### What you are asked to do
Can you set down, exactly as they appear below, the lines from the opening of the material through the one bearing "two_theta = [10", minus the pictures?
-- START --
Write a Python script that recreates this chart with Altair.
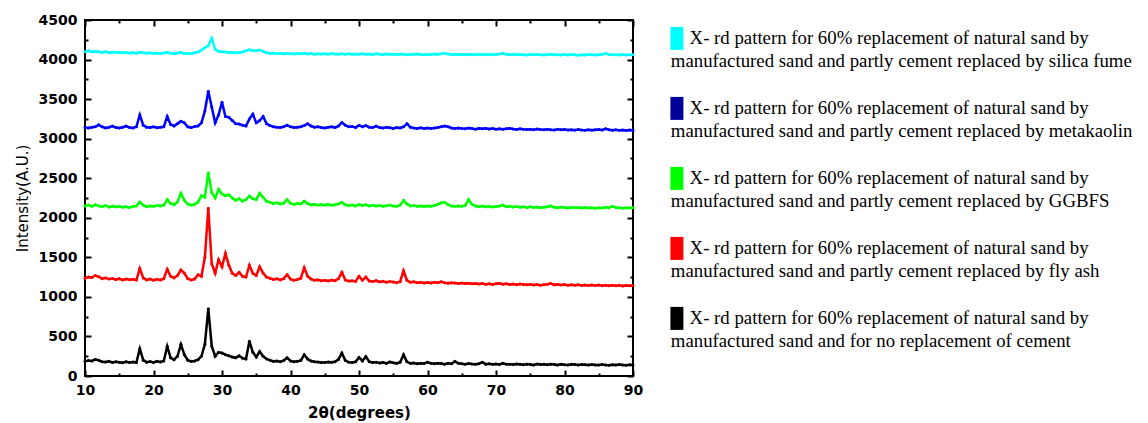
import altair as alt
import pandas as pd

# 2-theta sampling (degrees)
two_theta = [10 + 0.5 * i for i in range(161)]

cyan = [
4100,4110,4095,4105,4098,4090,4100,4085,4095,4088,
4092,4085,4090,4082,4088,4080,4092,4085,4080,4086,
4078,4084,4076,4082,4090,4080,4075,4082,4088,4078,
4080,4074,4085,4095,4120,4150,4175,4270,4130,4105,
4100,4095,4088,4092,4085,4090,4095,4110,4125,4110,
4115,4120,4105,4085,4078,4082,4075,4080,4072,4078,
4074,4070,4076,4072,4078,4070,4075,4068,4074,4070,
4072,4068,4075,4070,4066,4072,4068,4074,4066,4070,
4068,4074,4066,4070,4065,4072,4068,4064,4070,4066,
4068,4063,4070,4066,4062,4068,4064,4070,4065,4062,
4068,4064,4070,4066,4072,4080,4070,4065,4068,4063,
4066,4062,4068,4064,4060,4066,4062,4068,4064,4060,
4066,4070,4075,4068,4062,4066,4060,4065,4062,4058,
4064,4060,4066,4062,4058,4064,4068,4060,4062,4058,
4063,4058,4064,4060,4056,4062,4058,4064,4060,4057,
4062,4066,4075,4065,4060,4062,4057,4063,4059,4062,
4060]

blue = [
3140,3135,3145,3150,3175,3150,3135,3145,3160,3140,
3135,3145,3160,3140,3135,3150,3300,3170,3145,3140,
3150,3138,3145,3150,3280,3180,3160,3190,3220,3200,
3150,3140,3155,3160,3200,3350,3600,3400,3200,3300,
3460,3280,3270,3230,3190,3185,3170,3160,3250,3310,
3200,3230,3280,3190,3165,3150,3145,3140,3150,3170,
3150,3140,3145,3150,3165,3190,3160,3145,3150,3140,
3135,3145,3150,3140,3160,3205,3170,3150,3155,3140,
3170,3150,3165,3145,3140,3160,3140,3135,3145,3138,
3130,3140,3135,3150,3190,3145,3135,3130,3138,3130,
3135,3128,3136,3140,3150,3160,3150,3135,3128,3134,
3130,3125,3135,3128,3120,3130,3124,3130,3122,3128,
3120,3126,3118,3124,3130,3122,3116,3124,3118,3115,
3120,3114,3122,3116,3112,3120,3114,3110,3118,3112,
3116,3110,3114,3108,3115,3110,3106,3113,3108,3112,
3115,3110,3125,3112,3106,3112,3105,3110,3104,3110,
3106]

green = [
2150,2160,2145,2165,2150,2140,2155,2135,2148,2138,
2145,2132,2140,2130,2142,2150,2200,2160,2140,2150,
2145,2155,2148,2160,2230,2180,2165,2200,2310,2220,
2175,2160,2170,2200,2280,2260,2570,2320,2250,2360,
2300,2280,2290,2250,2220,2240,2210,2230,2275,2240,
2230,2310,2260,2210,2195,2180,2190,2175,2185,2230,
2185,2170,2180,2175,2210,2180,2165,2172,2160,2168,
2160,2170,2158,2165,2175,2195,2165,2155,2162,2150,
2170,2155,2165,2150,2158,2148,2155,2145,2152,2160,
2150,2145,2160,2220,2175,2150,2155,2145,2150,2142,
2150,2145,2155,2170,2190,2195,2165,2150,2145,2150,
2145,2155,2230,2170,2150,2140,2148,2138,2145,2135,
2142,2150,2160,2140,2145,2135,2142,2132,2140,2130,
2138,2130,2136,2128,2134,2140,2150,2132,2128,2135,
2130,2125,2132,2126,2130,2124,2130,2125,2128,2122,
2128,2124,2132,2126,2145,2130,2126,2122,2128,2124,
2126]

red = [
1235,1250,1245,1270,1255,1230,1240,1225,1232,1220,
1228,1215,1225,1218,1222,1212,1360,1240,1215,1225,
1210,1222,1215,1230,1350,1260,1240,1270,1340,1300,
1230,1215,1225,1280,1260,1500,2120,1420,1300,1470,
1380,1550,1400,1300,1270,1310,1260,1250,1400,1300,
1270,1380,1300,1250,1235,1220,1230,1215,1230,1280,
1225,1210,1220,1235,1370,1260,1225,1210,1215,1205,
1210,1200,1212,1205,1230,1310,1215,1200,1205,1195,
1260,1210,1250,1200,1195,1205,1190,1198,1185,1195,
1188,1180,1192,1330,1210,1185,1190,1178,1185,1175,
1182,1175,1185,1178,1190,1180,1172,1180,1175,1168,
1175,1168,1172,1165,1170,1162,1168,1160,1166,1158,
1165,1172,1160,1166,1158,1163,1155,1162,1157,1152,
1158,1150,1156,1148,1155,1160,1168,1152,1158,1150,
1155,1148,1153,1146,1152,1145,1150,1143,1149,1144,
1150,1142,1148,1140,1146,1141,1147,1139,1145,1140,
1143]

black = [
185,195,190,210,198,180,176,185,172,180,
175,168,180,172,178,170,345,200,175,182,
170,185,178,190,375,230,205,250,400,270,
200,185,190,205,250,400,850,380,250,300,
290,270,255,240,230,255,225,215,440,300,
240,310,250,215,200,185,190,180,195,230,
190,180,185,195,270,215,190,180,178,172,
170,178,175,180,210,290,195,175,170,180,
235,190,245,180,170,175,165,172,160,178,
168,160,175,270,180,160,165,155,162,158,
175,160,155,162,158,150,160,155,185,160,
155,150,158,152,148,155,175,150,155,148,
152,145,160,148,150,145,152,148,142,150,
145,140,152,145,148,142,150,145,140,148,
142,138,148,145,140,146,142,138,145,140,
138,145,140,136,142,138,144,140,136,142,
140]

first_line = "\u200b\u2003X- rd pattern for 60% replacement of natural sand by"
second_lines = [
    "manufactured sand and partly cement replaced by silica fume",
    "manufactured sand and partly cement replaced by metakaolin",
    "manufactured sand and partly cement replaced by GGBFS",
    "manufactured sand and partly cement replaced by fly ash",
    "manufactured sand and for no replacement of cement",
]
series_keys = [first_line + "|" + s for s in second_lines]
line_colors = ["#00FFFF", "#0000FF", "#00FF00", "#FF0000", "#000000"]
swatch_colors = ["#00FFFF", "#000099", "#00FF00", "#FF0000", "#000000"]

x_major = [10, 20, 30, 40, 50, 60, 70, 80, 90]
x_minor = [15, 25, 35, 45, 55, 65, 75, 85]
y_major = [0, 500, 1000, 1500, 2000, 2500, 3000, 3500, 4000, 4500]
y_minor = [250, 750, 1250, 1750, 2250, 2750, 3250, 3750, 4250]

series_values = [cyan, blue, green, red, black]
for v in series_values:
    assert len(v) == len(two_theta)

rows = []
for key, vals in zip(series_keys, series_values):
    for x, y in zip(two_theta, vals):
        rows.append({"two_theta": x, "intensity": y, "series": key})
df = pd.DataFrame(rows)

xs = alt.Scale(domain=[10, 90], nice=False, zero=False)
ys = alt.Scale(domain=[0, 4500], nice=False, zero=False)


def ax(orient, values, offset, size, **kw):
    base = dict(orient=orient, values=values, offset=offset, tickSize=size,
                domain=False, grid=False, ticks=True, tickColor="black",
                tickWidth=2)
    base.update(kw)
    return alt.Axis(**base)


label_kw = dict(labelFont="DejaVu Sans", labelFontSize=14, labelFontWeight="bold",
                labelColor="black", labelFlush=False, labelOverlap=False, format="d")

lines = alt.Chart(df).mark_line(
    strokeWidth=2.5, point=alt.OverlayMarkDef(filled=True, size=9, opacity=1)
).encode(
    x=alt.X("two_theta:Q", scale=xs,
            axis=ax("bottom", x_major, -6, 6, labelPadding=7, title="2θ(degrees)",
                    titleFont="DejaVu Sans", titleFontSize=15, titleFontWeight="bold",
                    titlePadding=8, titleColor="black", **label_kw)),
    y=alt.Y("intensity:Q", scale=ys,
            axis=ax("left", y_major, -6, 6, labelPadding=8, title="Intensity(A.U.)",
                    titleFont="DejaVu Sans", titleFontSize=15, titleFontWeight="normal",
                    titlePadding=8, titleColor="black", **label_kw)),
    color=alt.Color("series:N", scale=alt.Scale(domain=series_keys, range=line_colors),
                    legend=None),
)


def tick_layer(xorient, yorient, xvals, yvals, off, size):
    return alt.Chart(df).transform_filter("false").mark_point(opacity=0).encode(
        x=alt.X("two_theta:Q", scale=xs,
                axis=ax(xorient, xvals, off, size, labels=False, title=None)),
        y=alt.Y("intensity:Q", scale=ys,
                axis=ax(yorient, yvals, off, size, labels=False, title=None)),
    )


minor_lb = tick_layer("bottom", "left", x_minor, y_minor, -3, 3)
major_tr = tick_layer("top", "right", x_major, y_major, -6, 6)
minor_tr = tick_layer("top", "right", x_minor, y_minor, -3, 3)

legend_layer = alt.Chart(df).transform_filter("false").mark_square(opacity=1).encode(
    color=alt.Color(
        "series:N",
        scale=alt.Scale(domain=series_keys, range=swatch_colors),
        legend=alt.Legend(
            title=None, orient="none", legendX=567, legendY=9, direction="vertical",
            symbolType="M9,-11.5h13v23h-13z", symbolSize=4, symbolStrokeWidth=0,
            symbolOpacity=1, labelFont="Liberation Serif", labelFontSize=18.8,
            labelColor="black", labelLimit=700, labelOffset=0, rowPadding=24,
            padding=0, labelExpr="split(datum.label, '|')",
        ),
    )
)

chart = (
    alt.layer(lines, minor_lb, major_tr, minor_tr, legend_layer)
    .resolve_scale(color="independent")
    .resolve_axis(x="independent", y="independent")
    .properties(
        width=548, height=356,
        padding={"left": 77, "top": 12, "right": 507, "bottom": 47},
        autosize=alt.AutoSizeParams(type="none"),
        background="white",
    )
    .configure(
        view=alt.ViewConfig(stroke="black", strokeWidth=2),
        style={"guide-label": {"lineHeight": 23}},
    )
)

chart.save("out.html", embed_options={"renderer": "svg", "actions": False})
-- END --
### Answer for this exercise
Write a Python script that recreates this chart with Altair.
import altair as alt
import pandas as pd

# 2-theta sampling (degrees)
two_theta = [10 + 0.5 * i for i in range(161)]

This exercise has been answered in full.